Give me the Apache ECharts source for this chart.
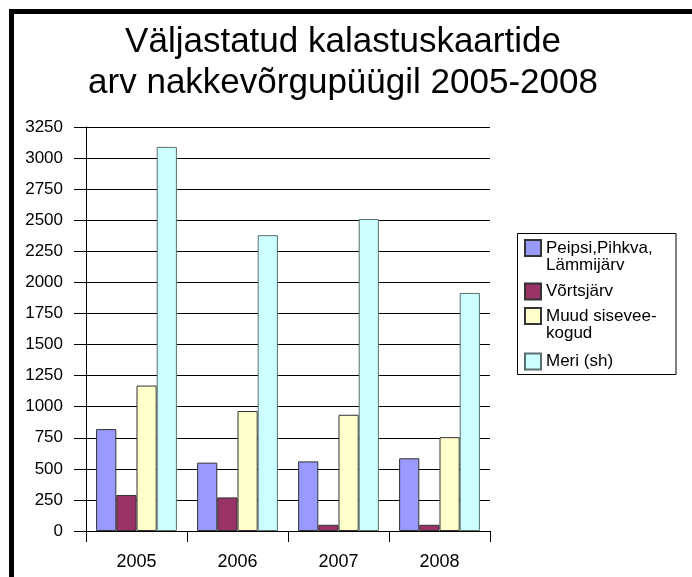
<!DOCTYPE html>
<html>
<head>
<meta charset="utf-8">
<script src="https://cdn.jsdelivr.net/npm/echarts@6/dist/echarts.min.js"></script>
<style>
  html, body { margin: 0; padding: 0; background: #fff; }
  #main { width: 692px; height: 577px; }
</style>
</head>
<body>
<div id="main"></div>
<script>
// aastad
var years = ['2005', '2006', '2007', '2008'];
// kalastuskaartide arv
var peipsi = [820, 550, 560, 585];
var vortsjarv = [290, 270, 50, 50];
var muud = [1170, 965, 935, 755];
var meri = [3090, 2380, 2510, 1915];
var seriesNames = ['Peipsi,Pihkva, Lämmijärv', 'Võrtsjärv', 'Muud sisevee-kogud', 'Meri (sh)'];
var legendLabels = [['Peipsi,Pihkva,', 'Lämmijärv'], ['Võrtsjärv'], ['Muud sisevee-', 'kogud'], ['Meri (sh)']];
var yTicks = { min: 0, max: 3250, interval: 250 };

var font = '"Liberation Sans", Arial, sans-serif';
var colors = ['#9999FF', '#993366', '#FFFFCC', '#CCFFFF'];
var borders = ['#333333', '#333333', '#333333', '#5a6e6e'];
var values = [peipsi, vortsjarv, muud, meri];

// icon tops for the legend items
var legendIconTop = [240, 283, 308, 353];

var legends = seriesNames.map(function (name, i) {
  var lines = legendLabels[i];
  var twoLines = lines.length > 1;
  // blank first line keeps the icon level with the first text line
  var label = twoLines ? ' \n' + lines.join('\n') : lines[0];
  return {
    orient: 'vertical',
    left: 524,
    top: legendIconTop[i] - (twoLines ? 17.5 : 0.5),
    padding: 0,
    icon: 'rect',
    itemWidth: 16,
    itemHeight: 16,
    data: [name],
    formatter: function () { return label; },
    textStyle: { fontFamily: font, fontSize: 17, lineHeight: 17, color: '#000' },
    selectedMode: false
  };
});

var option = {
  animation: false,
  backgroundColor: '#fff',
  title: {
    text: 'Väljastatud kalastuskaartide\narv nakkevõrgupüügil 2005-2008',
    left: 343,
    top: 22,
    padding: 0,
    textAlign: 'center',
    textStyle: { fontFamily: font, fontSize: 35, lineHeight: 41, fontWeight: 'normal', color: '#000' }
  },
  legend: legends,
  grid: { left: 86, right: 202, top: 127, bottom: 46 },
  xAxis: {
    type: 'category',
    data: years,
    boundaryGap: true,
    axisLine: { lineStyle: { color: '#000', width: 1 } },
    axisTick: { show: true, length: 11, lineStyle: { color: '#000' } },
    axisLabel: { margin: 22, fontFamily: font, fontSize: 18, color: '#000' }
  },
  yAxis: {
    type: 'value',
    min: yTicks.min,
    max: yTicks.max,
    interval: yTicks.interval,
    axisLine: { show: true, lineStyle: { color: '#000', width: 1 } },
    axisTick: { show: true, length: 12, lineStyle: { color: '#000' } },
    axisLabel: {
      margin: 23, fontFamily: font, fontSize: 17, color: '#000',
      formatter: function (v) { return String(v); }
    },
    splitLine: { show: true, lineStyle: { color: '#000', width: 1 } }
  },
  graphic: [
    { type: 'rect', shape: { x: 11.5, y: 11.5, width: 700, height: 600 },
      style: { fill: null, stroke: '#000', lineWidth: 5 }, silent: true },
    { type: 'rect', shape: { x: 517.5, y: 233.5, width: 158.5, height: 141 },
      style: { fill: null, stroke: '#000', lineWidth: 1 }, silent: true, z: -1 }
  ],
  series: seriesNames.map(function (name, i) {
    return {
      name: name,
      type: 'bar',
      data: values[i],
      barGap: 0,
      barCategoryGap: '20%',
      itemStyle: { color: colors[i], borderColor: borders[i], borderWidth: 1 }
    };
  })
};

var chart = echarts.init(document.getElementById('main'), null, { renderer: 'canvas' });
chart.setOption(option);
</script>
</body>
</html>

= = =

Transcribe the whole listing exactly. Pictures are excluded.

Give me the Apache ECharts source for this chart.
<!DOCTYPE html>
<html>
<head>
<meta charset="utf-8">
<script src="https://cdn.jsdelivr.net/npm/echarts@6/dist/echarts.min.js"></script>
<style>
  html, body { margin: 0; padding: 0; background: #fff; }
  #main { width: 692px; height: 577px; }
</style>
</head>
<body>
<div id="main"></div>
<script>
// aastad
var years = ['2005', '2006', '2007', '2008'];
// kalastuskaartide arv
var peipsi = [820, 550, 560, 585];
var vortsjarv = [290, 270, 50, 50];
var muud = [1170, 965, 935, 755];
var meri = [3090, 2380, 2510, 1915];
var seriesNames = ['Peipsi,Pihkva, Lämmijärv', 'Võrtsjärv', 'Muud sisevee-kogud', 'Meri (sh)'];
var legendLabels = [['Peipsi,Pihkva,', 'Lämmijärv'], ['Võrtsjärv'], ['Muud sisevee-', 'kogud'], ['Meri (sh)']];
var yTicks = { min: 0, max: 3250, interval: 250 };

var font = '"Liberation Sans", Arial, sans-serif';
var colors = ['#9999FF', '#993366', '#FFFFCC', '#CCFFFF'];
var borders = ['#333333', '#333333', '#333333', '#5a6e6e'];
var values = [peipsi, vortsjarv, muud, meri];

// icon tops for the legend items
var legendIconTop = [240, 283, 308, 353];

var legends = seriesNames.map(function (name, i) {
  var lines = legendLabels[i];
  var twoLines = lines.length > 1;
  // blank first line keeps the icon level with the first text line
  var label = twoLines ? ' \n' + lines.join('\n') : lines[0];
  return {
    orient: 'vertical',
    left: 524,
    top: legendIconTop[i] - (twoLines ? 17.5 : 0.5),
    padding: 0,
    icon: 'rect',
    itemWidth: 16,
    itemHeight: 16,
    data: [name],
    formatter: function () { return label; },
    textStyle: { fontFamily: font, fontSize: 17, lineHeight: 17, color: '#000' },
    selectedMode: false
  };
});

var option = {
  animation: false,
  backgroundColor: '#fff',
  title: {
    text: 'Väljastatud kalastuskaartide\narv nakkevõrgupüügil 2005-2008',
    left: 343,
    top: 22,
    padding: 0,
    textAlign: 'center',
    textStyle: { fontFamily: font, fontSize: 35, lineHeight: 41, fontWeight: 'normal', color: '#000' }
  },
  legend: legends,
  grid: { left: 86, right: 202, top: 127, bottom: 46 },
  xAxis: {
    type: 'category',
    data: years,
    boundaryGap: true,
    axisLine: { lineStyle: { color: '#000', width: 1 } },
    axisTick: { show: true, length: 11, lineStyle: { color: '#000' } },
    axisLabel: { margin: 22, fontFamily: font, fontSize: 18, color: '#000' }
  },
  yAxis: {
    type: 'value',
    min: yTicks.min,
    max: yTicks.max,
    interval: yTicks.interval,
    axisLine: { show: true, lineStyle: { color: '#000', width: 1 } },
    axisTick: { show: true, length: 12, lineStyle: { color: '#000' } },
    axisLabel: {
      margin: 23, fontFamily: font, fontSize: 17, color: '#000',
      formatter: function (v) { return String(v); }
    },
    splitLine: { show: true, lineStyle: { color: '#000', width: 1 } }
  },
  graphic: [
    { type: 'rect', shape: { x: 11.5, y: 11.5, width: 700, height: 600 },
      style: { fill: null, stroke: '#000', lineWidth: 5 }, silent: true },
    { type: 'rect', shape: { x: 517.5, y: 233.5, width: 158.5, height: 141 },
      style: { fill: null, stroke: '#000', lineWidth: 1 }, silent: true, z: -1 }
  ],
  series: seriesNames.map(function (name, i) {
    return {
      name: name,
      type: 'bar',
      data: values[i],
      barGap: 0,
      barCategoryGap: '20%',
      itemStyle: { color: colors[i], borderColor: borders[i], borderWidth: 1 }
    };
  })
};

var chart = echarts.init(document.getElementById('main'), null, { renderer: 'canvas' });
chart.setOption(option);
</script>
</body>
</html>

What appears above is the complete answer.